There's a parallel to be drawn with the start of the show, where two of the circus artists arrive at the top of the stage, hanging from bouncing ropes and landing on a vertical net. In a game of "Try and catch my hand!", the performers have to survive the vacuum. They want to help each other, but they can’t. They miss each other by a whisker and have to start swinging again to land in the net, in the safe zone.
Adventurous, they take risks to show their strength. Like Lara Croft, who has to be powerful to achieve her goals, the artists want to prove to the audience, and above all to themselves, that they can do it, that they will stand up to the test and demonstrate the full power of their bodies. In this way, they are proving to everyone that the rebellion they want to see will happen and that they will do it, no matter what obstacles are thrown their way.
This emphasis on video games is also reflected in a second scene: a fight between two of the artists, each tied to a bouncing rope, set to music reminiscent of video games such as StreetFighter. The movements are very reminiscent of this fighting game. The principle is very simple: each player fights with a character and launches attacks against his opponent, according to his possible combinations of attacks, until the opponent's life bar is empty. The attacks are of varying degrees of power and cause varying amounts of damage.

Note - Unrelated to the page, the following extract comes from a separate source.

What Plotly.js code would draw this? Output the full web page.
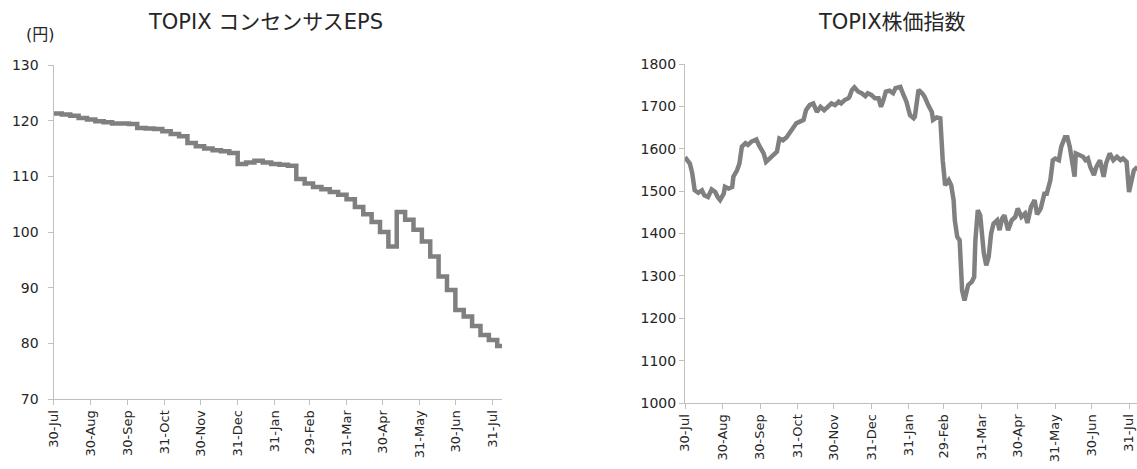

In Révolte ou tentatives de l'échec, the two artists throw themselves at each other, held back by the bouncing ropes, trying to defeat their opponent. Just like in Streetfighter, their exchange intensifies as they go along. They even move away from the front of the stage and the floor where they started, to reach the tightrope via the balance pole.
This move intensifies the fight, as they use the balance pole to make the scene more impressive and risky. Unlike the game, there is no winner here. The solitary fight becomes a common fight, with a common cause. We come together to fight and develop this feminine strength. Each time, the element that comes to the fore and that can be linked to video games ends in a pooling of forces, a mutual aid, and a reflection on the common feminine strength.

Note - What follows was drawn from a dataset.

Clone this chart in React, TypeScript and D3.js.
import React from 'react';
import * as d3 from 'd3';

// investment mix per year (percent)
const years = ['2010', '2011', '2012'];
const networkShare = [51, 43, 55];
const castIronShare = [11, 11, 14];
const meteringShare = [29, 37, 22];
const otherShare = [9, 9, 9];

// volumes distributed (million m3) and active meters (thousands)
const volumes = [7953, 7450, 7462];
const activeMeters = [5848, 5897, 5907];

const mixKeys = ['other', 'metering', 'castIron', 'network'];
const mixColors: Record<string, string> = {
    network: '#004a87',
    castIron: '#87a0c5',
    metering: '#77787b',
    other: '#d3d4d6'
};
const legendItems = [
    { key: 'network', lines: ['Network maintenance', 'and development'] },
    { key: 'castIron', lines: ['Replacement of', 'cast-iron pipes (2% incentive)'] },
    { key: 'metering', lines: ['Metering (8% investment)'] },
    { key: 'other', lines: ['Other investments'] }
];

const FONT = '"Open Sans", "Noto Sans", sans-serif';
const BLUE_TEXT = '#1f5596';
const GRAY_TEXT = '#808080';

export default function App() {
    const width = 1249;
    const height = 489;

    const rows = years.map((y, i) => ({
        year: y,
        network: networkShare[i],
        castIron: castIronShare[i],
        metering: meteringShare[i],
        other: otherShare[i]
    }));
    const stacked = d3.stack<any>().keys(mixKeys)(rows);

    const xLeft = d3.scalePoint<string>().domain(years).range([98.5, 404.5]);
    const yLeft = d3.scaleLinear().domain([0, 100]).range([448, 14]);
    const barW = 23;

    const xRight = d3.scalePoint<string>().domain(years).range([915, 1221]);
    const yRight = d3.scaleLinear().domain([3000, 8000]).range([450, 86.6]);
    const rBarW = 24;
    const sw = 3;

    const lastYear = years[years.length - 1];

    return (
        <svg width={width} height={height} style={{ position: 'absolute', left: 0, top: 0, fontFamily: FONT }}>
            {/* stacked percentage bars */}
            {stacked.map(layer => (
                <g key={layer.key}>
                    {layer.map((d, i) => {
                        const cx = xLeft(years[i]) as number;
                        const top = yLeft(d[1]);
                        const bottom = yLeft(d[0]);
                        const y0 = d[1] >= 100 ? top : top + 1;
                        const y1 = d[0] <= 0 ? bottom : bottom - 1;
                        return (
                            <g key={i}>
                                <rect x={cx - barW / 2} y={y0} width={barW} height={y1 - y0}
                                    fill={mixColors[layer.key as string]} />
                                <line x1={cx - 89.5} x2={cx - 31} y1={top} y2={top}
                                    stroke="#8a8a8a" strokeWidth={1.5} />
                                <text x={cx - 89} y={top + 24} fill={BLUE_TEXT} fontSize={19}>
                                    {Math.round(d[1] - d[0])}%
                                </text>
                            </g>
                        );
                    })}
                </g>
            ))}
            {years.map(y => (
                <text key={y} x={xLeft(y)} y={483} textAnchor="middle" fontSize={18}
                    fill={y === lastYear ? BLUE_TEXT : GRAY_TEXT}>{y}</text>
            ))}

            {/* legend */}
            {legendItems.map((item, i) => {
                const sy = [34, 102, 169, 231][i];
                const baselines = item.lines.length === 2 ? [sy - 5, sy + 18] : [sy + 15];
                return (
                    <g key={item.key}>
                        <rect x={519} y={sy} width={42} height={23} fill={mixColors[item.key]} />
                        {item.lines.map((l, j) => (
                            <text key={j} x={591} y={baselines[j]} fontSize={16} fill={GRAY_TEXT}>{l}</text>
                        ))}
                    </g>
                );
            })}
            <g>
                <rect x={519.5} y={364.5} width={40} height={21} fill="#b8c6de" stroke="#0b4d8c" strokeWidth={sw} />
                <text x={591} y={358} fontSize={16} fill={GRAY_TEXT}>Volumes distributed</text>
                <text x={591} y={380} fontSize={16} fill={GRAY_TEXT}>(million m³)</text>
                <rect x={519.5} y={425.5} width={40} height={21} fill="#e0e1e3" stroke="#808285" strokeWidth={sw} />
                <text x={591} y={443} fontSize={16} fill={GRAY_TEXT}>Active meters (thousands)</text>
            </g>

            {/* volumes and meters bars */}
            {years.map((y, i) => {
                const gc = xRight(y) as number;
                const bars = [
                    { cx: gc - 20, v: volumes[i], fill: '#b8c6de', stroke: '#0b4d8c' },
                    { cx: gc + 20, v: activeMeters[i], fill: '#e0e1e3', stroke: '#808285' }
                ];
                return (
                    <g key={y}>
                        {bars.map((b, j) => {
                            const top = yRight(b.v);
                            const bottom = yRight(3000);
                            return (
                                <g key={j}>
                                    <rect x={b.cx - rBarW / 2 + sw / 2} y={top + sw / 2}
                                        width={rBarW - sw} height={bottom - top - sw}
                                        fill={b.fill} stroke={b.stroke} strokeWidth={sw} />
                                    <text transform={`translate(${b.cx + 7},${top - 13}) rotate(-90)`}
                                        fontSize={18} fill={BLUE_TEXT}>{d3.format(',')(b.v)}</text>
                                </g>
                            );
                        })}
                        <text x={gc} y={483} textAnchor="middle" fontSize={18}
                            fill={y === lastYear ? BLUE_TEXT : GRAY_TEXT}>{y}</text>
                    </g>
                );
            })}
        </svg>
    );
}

However, there's another element that we haven't developed, even though it was mentioned at the beginning of the article: the gyratory wheel. This is located at the back of the stage. With no direct interaction, the artist inside knows what's going on around it and accentuates the actions through its circular and infinite movement. The spinning wheel is reminiscent of everyday life, the cycle of life in reality or in games.
In games, characters can live again and again, and players can restart games and continue to develop their characters and their skills. Of course, artists here have no right to make mistakes, which can be fatal to them because the risks they take are real and necessary. But the loop is there, in the background, all the time, reminding us that we can fight, that we can become partners, that we can succeed, but that there will always be a new battle ahead of us.

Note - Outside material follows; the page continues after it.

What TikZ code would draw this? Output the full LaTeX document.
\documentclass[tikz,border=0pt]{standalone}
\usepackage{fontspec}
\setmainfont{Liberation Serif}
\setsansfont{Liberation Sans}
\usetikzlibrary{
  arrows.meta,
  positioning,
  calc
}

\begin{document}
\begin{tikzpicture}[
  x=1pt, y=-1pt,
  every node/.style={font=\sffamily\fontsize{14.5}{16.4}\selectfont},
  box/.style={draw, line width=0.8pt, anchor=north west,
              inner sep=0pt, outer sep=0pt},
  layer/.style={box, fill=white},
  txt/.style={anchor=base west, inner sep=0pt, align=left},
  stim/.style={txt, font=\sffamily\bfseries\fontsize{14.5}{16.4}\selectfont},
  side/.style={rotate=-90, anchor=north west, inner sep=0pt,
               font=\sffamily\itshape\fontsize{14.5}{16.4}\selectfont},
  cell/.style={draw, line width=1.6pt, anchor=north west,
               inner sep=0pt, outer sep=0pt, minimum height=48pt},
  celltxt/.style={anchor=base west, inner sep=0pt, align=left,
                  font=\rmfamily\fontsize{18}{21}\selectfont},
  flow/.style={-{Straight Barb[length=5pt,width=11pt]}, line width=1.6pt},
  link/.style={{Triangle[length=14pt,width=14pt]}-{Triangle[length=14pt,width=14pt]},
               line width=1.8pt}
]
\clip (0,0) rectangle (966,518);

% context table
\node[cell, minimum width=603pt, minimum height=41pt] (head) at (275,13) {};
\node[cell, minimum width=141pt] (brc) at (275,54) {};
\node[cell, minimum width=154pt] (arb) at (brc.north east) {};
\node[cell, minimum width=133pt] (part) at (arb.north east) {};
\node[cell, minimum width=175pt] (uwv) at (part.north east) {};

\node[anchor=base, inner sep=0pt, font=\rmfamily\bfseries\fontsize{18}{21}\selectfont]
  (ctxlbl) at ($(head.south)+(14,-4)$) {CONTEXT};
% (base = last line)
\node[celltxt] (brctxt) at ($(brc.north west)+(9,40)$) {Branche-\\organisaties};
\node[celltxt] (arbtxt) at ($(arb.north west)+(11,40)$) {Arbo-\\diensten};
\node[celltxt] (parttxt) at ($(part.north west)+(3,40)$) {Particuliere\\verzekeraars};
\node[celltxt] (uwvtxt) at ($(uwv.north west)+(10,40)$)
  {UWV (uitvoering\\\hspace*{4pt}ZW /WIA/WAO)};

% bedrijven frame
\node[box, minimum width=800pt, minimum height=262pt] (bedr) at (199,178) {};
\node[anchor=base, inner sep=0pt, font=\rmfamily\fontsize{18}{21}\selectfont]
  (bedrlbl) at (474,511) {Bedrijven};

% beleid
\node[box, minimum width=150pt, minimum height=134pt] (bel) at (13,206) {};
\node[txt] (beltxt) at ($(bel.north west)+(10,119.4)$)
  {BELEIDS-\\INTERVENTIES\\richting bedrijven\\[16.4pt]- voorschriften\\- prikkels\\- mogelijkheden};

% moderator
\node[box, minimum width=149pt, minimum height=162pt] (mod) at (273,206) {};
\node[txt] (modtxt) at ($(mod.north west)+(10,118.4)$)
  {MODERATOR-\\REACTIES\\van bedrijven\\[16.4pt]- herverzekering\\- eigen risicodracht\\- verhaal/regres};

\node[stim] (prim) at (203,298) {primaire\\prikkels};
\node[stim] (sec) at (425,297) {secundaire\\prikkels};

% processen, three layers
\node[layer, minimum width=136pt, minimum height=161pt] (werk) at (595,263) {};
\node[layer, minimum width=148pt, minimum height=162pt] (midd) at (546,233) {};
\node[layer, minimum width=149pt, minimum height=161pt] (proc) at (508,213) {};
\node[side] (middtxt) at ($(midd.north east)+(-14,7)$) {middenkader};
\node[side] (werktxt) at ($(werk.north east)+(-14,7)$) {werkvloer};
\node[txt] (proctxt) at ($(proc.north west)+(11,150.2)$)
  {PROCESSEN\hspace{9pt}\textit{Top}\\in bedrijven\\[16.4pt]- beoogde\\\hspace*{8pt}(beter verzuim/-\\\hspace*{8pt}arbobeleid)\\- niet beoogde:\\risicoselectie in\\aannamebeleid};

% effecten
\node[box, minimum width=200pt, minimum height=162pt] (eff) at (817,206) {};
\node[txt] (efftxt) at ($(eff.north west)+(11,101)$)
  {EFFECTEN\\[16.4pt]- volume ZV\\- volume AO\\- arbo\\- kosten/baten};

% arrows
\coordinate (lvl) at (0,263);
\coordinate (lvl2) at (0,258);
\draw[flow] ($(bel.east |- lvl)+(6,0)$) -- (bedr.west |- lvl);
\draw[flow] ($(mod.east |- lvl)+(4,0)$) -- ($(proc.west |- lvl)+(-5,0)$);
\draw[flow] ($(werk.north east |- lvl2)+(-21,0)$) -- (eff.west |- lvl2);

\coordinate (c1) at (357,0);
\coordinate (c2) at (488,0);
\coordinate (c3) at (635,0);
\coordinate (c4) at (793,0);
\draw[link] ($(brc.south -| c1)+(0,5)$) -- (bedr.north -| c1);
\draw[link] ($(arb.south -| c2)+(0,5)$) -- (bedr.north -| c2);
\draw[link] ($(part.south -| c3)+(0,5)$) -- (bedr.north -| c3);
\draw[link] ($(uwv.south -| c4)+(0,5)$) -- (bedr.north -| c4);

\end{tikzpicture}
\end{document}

The intertextuality between the show and video games is therefore brought to life through a female perspective. By appropriating the characteristics of certain games, Les filles du renard pâle put their own perspective on the female characters in these games through their costumes, their actions, and their circus skills. The latter are powerful and demonstrate great physical and mental strength, but also a certain feminine delicacy, qualities that can be found in Bayonetta or Lara Croft.